Add to this the remarkable development of “improving Shakespeare,” which went beyond merely changing some dialogue here and there; it modified the plots or endings of his plays, letting “virtue” triumph, which Shakespeare seems to have sacrificed without “rhyme or reason” in the view of some of the producers of his plays. Thus, the ending of King Lear, for example, was turned into a happy one, where Cordelia doesn’t die but is rewarded for her “virtue.” This sort of “improvement,” however, didn’t bother people in the 18th century. It went along with the taste of the times for happy endings.
But then, in due course, another kind of “improvement” began to take hold of Shakespeare’s reputation. It is a well-known fact that his plays are full of puns of a sexual or bawdy nature. The first person to really make an issue of this element was Henrietta Maria Bowdler, who published (although not under her own name at first) the four-volume edition of The Family Shakespeare in 1807. Later, she collaborated with her brother, Thomas Bowdler, in removing all that was not “morally uplifting” in Shakespeare’s works. The Family Shakespeare was popular in Victorian England, but soon its critics began to defend Shakespeare’s original words with more and more vehemence. And the Bowdler theme gave a new word to the English language—to “bowdlerize,” which means to modify by distorting.

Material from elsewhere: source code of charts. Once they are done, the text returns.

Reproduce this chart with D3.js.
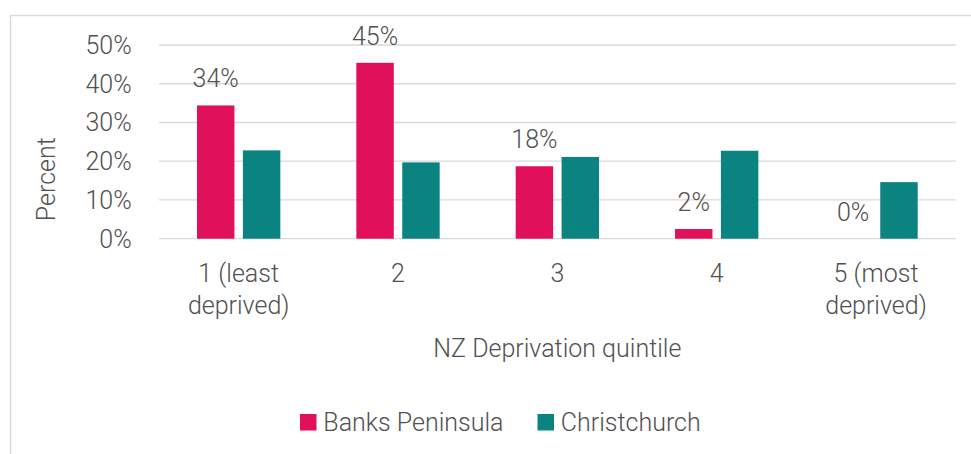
<!DOCTYPE html>
<html>
<head>
<meta charset="utf-8">
<script src="https://cdn.jsdelivr.net/npm/d3@7"></script>
<style>
  html, body { margin: 0; padding: 0; background: #fff; }
  svg text { font-family: Roboto, "Open Sans", sans-serif; font-weight: 300; fill: #505050; }
</style>
</head>
<body>
<svg id="chart" width="971" height="454"></svg>
<script>
// ---- data ----
const categories = ["1 (least|deprived)", "2", "3", "4", "5 (most|deprived)"];
const seriesNames = ["Banks Peninsula", "Christchurch"];
const banksPeninsula = [34.4, 45.4, 18.7, 2.5, 0];
const christchurch = [22.8, 19.7, 21.1, 22.7, 14.6];
const yTicks = [0, 10, 20, 30, 40, 50];
const colors = ["#E0115A", "#0B8481"];
const xTitle = "NZ Deprivation quintile";
const yTitle = "Percent";

// ---- layout ----
const svg = d3.select("#chart");
const plot = { left: 159, right: 955.7, top: 45, bottom: 238.7 };

// outer frame (only top/left visible in the picture)
svg.append("rect")
  .attr("x", 10.5).attr("y", 15.5)
  .attr("width", 1100).attr("height", 600)
  .attr("fill", "none").attr("stroke", "#d9d9d9").attr("stroke-width", 1.4);

const x = d3.scaleBand().domain(categories).range([plot.left, plot.right]).padding(0);
const y = d3.scaleLinear().domain([0, 50]).range([plot.bottom, plot.top]);

// gridlines
svg.append("g").selectAll("line").data(yTicks).join("line")
  .attr("x1", plot.left).attr("x2", plot.right)
  .attr("y1", d => y(d)).attr("y2", d => y(d))
  .attr("stroke", "#d9d9d9").attr("stroke-width", 1.3);

// y tick labels
svg.append("g").selectAll("text").data(yTicks).join("text")
  .attr("x", 131.7).attr("y", d => y(d)).attr("dy", "0.36em")
  .attr("text-anchor", "end").attr("font-size", 25)
  .text(d => d + "%");

// bars
const bw = x.bandwidth() * 0.235;
const gap = x.bandwidth() * 0.053;
const series = [banksPeninsula, christchurch];
series.forEach((vals, si) => {
  svg.append("g").selectAll("rect").data(vals).join("rect")
    .attr("x", (d, i) => {
      const c = x(categories[i]) + x.bandwidth() / 2;
      return si === 0 ? c - gap / 2 - bw : c + gap / 2;
    })
    .attr("y", d => y(d))
    .attr("width", bw)
    .attr("height", d => y(0) - y(d))
    .attr("fill", colors[si]);
});

// data labels (Banks Peninsula)
svg.append("g").selectAll("text").data(banksPeninsula).join("text")
  .attr("x", (d, i) => x(categories[i]) + x.bandwidth() / 2 - gap / 2 - bw / 2)
  .attr("y", d => y(d) - 18)
  .attr("text-anchor", "middle").attr("font-size", 25)
  .text(d => Math.floor(d) + "%");

// x category labels
const xl = svg.append("g");
categories.forEach(c => {
  const lines = c.split("|");
  const t = xl.append("text")
    .attr("x", x(c) + x.bandwidth() / 2).attr("y", 282)
    .attr("text-anchor", "middle").attr("font-size", 25);
  lines.forEach((ln, li) => {
    t.append("tspan").attr("x", x(c) + x.bandwidth() / 2)
      .attr("dy", li === 0 ? 0 : 31.5).text(ln);
  });
});

// axis titles
svg.append("text")
  .attr("x", (plot.left + plot.right) / 2).attr("y", 356.7)
  .attr("text-anchor", "middle").attr("font-size", 25)
  .text(xTitle);
svg.append("text")
  .attr("transform", "translate(55,179.2) rotate(-90)")
  .attr("text-anchor", "middle").attr("font-size", 25)
  .text(yTitle);

// legend
const lg = svg.append("g");
let lx = 300;
seriesNames.forEach((name, i) => {
  lg.append("rect").attr("x", lx).attr("y", 414).attr("width", 16.5).attr("height", 16.5)
    .attr("fill", colors[i]);
  const t = lg.append("text").attr("x", lx + 23.3).attr("y", 430.7)
    .attr("font-size", 25).text(name);
  lx = lx + 23.3 + t.node().getComputedTextLength() + 34;
});
</script>
</body>
</html>
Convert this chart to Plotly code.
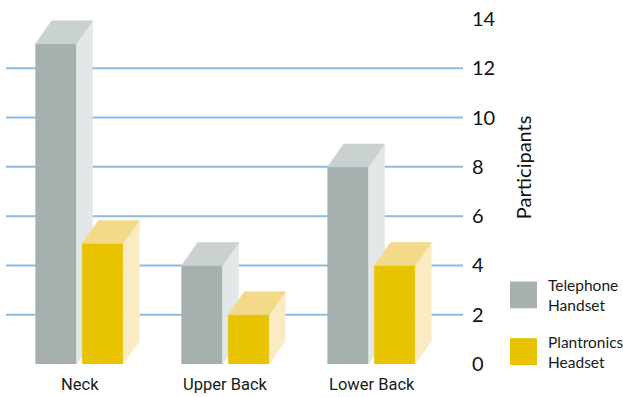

The “worshipping of Shakespeare” began in the late 18th century. The most significant event of this adulation was the three-day grand celebration, the Jubilee in 1769, put on in Stratford-upon-Avon, Shakespeare’s birthplace and the site of his tomb This event marked a shift from Shakespeare’s reputation as merely a playwright to that of the great Bard. As the 18th century progressed, more and more countries began to put on, publish, and study Shakespeare’s plays. His reputation in America was also great. In spite of his royalist leanings, Americans adopted him as the son of the people. He did, after all, come from a small town, went to the big city, and succeeded.
Jack Lynch, associate professor at Rutgers University, who specializes in 18th-century English literature, ends his book with the 300-year celebration of the playwright’s birth in 1864. In an epilogue, he quickly covers the Bard’s ever-growing reputation in our own time. Today, courses are offered on Shakespeare; movies are made of his plays and his reputation as the greatest English-language playwright that ever lived is beyond compare. In fact, it might be reasonable to say that the very meaning of the word genius as we use it today came about, in the opinion of the critic Jonathan Bates, “in order to account for what was peculiar about Shakespeare.” This “biography” of Shakespeare’s afterlife, of how he became “Shakespeare,” is an absolutely delightful and enlightening read. No reader who likes—nay, loves—Shakespeare is going to be able to put it down until the last page is read.